New Debt Will Encumber Some Existing Aircraft

Prior to the acquisition, Fitch considered ALK’s large fleet of unencumbered assets to be a material source of support for the company’s financial flexibility. The company has now utilized the bulk of its previously unencumbered fleet as collateral for the acquisition-related debt, causing the total number of unencumbered planes to drop from 101 at June 30, 2016 to around 50 following the transaction, though that number is likely to increase over time.

Aircraft tend to be readily financeable assets, and the reduction in unencumbered planes reduces one of ALK’s easiest and potentially cheapest sources of future financing. Nevertheless, we believe that ALK will still have plenty of capacity to tap the debt markets in the future if it were in need of capital given the company’s relatively low leverage, history of free cash flow generation, and relatively strong credit profile.

KEY ASSUMPTIONS

Fitch’s key assumptions within the rating case for ALK include:

—Sustained modest macroeconomic growth in the United States;

—Mid-single digit annual capacity growth for the combined carriers;

—A conservative fuel price assumption with crude oil rising to around $70/barrel by 2019;

—A significant portion of free cash flow being directed towards debt reduction over the forecast period.

RATING SENSITIVITIES

Future actions that may individually or collectively cause Fitch to take a negative rating action include:

—Failure to de-leverage the balance sheet within 18 to 24 months of the transaction close;

—Gross adjusted leverage rising and remaining above 3x;

—Significant merger related difficulties potentially leading to lost customer loyalty and declining profitability;

—Increasing competitive pressure causing EBITDAR margins to fall and remain below 20%.

Fitch does not anticipate taking a positive rating action in the near term due to the additional risks ALK faces related to the merger integration and higher financial leverage.

Nevertheless, future actions that may individually or collectively cause Fitch to take a positive rating action include:

—Adjusted debt/EBITDAR sustained around or below 2.0x;

FFO fixed charge coverage increasing towards 4x to 4.5x;

—Free cash flow margins sustained in the high single digits;

—Evidence that the merger with Virgin America is progressing smoothly (i.e. achieving a single operating certificate, successful integration of reservation systems, etc.)

LIQUIDITY

ALK ended the third quarter of 2016 with cash and marketable securities of $3.2 billion which is inclusive of roughly $1.5 billion in new debt raised in the third quarter ahead of the acquisition. ALK has benefited from attractive interest rates for aircraft secured debt, reporting an average cost of funding of less than 3%. Cash on hand plus full availability under its two $100 million revolving credit facilities and a $52 million revolving credit facility left ALK with total liquidity of 60% of LTM revenue, which represents a temporary high point. Following the acquisition, ALK aims to maintain a liquidity balance of around 25% of LTM revenue. Upcoming debt maturities following the acquisition should be manageable through cash flow from operations or cash on hand.
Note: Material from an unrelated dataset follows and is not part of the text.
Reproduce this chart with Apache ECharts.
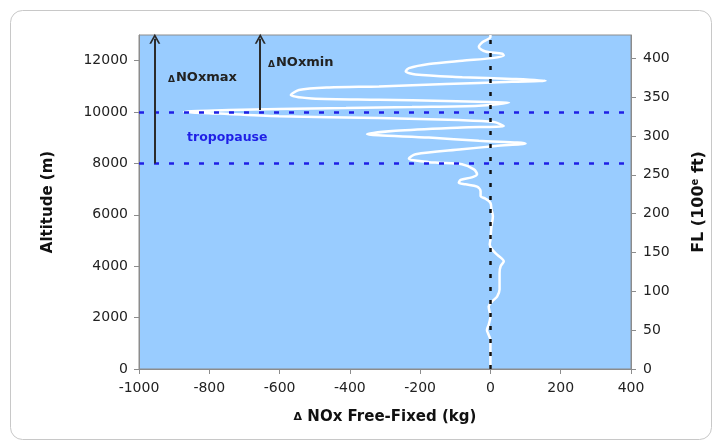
<!DOCTYPE html>
<html>
<head>
<meta charset="utf-8">
<script src="https://cdn.jsdelivr.net/npm/echarts@6/dist/echarts.min.js"></script>
<style>
html,body{margin:0;padding:0;background:#fff}
#main{width:715px;height:443px}
</style>
</head>
<body>
<div id="main"></div>
<script>
// profile, bottom to top
var altitude=[0,1130,1330,1520,1720,2040,2430,2630,2820,3090,3740,4000,4190,4450,4650,4840,5040,5560,5950,6210,6470,6630,6730,6930,7100,7190,7250,7360,7460,7580,7770,7970,8030,8050,8190,8360,8550,8680,8780,8880,9010,9140,9270,9400,9460,9610,9690,9770,9840,9940,10010,10080,10120,10160,10200,10250,10370,10390,10430,10480,10530,10660,10860,10960,11000,11090,11180,11220,11290,11360,11460,11590,11710,11870,12000,12100,12200,12270,12360,12530,12720,12920,13000]
var deltaNOx=[0,0,-5,-10,-5,0,-5,5,19,26,26,29,38,19,5,-2,0,3,7,3,0,-14,-28,-28,-38,-71,-90,-85,-53,-38,-47,-81,-147,-175,-232,-213,-81,15,100,-33,-175,-351,-270,-81,38,10,-90,-317,-602,-772,-872,-744,-602,-411,-223,-33,53,-4,-127,-317,-508,-568,-545,-459,-317,-127,62,157,62,-80,-213,-241,-232,-175,-80,5,38,34,-14,-33,-23,0,0]
var tropopause=[8000,10000]
var arrowMax={x:-955,from:8000,to:12850}
var arrowMin={x:-655,from:10080,to:12850}

var profile=[]
for(var i=0;i<altitude.length;i++){
    profile.push([deltaNOx[i],altitude[i]])
}

function plain(v){return String(v)}
var labelFont={fontFamily:'DejaVu Sans',fontSize:14,color:'#222',formatter:plain}
var chevron='path://M0,10 L5,0 L10,10 L8.3,10 L5,3.4 L1.7,10 Z'

var myChart=echarts.init(document.getElementById('main'))
var option={
    animation:false,
    backgroundColor:'#fff',
    grid:{
        left:139,right:82,top:35,bottom:74,
        show:true,
        backgroundColor:'#99ccff',
        borderColor:'#8c8c8c',
        borderWidth:1
    },
    xAxis:{
        type:'value',
        min:-1000,max:400,interval:200,
        splitLine:{show:false},
        axisLine:{onZero:false,lineStyle:{color:'#8c8c8c'}},
        axisTick:{show:true,length:5,lineStyle:{color:'#8c8c8c'}},
        axisLabel:Object.assign({margin:12},labelFont),
        name:'{d|Δ} NOx Free-Fixed (kg)',
        nameLocation:'middle',
        nameGap:41,
        nameTextStyle:{
            fontFamily:'DejaVu Sans',fontSize:15,fontWeight:'bold',color:'#111',
            rich:{d:{fontFamily:'DejaVu Sans',fontSize:11,fontWeight:'bold',color:'#111'}}
        }
    },
    yAxis:[
        {
            type:'value',
            min:0,max:13000,interval:2000,
            splitLine:{show:false},
            axisLine:{show:true,onZero:false,lineStyle:{color:'#8c8c8c'}},
            axisTick:{show:true,length:5,lineStyle:{color:'#8c8c8c'}},
            axisLabel:Object.assign({margin:11,showMaxLabel:false},labelFont),
            name:'Altitude (m)',
            nameLocation:'middle',
            nameGap:83,
            nameTextStyle:{fontFamily:'DejaVu Sans',fontSize:15,fontWeight:'bold',color:'#111'}
        },
        {
            type:'value',
            position:'right',
            min:0,max:430,interval:50,
            splitLine:{show:false},
            axisLine:{show:true,onZero:false,lineStyle:{color:'#8c8c8c'}},
            axisTick:{show:true,length:5,lineStyle:{color:'#8c8c8c'}},
            axisLabel:Object.assign({margin:12,showMaxLabel:false},labelFont),
            name:'FL (100{s|e} ft)',
            nameLocation:'middle',
            nameGap:59,
            nameTextStyle:{
                fontFamily:'DejaVu Sans',fontSize:16,fontWeight:'bold',color:'#111',
                rich:{s:{fontFamily:'DejaVu Sans',fontSize:10,fontWeight:'bold',color:'#111',verticalAlign:'top',padding:[0,0,8,0]}}
            }
        }
    ],
    series:[
        {
            name:'profile',
            type:'line',
            data:profile,
            showSymbol:false,
            smooth:0.3,
            z:2,
            lineStyle:{color:'#fff',width:2.5}
        },
        {
            name:'refs',
            type:'line',
            data:[],
            z:5,
            markLine:{
                silent:true,
                symbol:['none','none'],
                label:{show:false},
                data:[
                    {yAxis:tropopause[0],lineStyle:{color:'#1f1fe6',type:[5,10],width:2.5}},
                    {yAxis:tropopause[1],lineStyle:{color:'#1f1fe6',type:[5,10],width:2.5}},
                    {xAxis:0,lineStyle:{color:'#111',type:[4,9],width:2.5}},
                    [
                        {coord:[arrowMax.x,arrowMax.from],symbol:'none'},
                        {coord:[arrowMax.x,arrowMax.to],symbol:chevron,symbolSize:[11,10],lineStyle:{color:'#2b2b2b',type:'solid',width:2}}
                    ],
                    [
                        {coord:[arrowMin.x,arrowMin.from],symbol:'none'},
                        {coord:[arrowMin.x,arrowMin.to],symbol:chevron,symbolSize:[11,10],lineStyle:{color:'#2b2b2b',type:'solid',width:2}}
                    ]
                ]
            }
        }
    ],
    graphic:[
        {
            type:'rect',
            shape:{x:10.5,y:10.5,width:701,height:429,r:12},
            style:{fill:'none',stroke:'#c8c8c8',lineWidth:1},
            silent:true,z:-1
        },
        {
            type:'text',left:168,top:71,z:10,
            style:{
                text:'{d|Δ}{b|NOxmax}',
                rich:{
                    d:{fontFamily:'DejaVu Sans',fontSize:9,fontWeight:'bold',fill:'#222',padding:[4,1,0,0]},
                    b:{fontFamily:'DejaVu Sans',fontSize:13,fontWeight:'bold',fill:'#222'}
                }
            }
        },
        {
            type:'text',left:268,top:56,z:10,
            style:{
                text:'{d|Δ}{b|NOxmin}',
                rich:{
                    d:{fontFamily:'DejaVu Sans',fontSize:9,fontWeight:'bold',fill:'#222',padding:[4,1,0,0]},
                    b:{fontFamily:'DejaVu Sans',fontSize:13,fontWeight:'bold',fill:'#222'}
                }
            }
        },
        {
            type:'text',left:187,top:131,z:10,
            style:{text:'tropopause',fontFamily:'DejaVu Sans',fontSize:12.5,fontWeight:'bold',fill:'#1f1fe6'}
        }
    ]
}
myChart.setOption(option)
</script>
</body>
</html>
FULL LIST OF RATING ACTIONS

Alaska Air Group, Inc.

-Long-Term Issuer Default Rating at ’BBB’.

Additional information is available on www.fitchratings.com

Summary of Financial Statement Adjustments

Fitch sets aside a certain amount of cash as ‘not readily available’ to reflect a minimum amount of cash that may be necessary for the company to carry on day-to-day operations and is thus not immediately available for things like debt payments or capital expenditures. Fitch estimates this amount at roughly 10% of LTM revenue less availability under ALK’s revolver.